The physical manifestation of agile stories are a description of the requirement (in the form “as a [user], I want to [goal], so that [reason]”) written on an index cards with the acceptance critiera written on the reverse. The developer can pick up the card and work with it. Once the acceptance critiera are met it can be put in the pile of completed cards. If at any stage of the process we are not happy with the card, given that it is only a “promise for a conversation,” it can easily be torn up and rewritten. Tearing up cards is a powerful statement. We don’t like what we’ve written? That doesn’t matter, rip it up and start again. That works well in the opening stages of a project, but sooner or later the cards will be copied into a spreadsheet and this is where the problems start. We become attached to the story; good project management discipline demands we keep an audit trail of what we do. Suddenly it is not so easy to rip up the card. Maybe the initial story did not truly represent the requirement.
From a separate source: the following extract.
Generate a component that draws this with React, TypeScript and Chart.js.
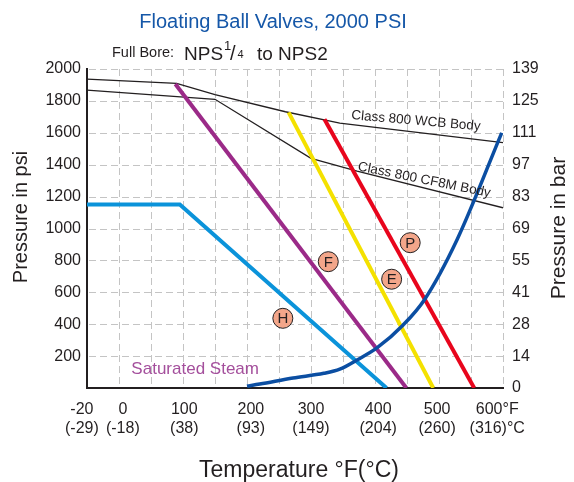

More often than not the story title, and detail will remain the same, but a notes column will be spawned in the spreadsheet and the change to the story will be entered as narative in this column.
And then in the comments:
One advantage of copying the cards to a wiki if you need to access them remotely, rather than using a spreadsheet is that you can delete and rewrite them to your heart’s content, and the page’s history is your audit trail. We all know that no-one will ever look, but at least you can reassure people that the history isn’t lost, and because it happens automatically there’s no overhead. We tend to keep the bare minimum (title, estimate and a few notes) on the index cards, and put the expanded information, including acceptance criteria, on the release plan wiki page. Apart from anything else, the less you write on the cards, the less reluctant you are to tear them up if they need changing.
Getting Attached to Stories by DancingMango
I shall be interested to see how the issues around impermanence resolve themselves in our case. There is such a tension between official audit trails and the physical impermanence of story cards.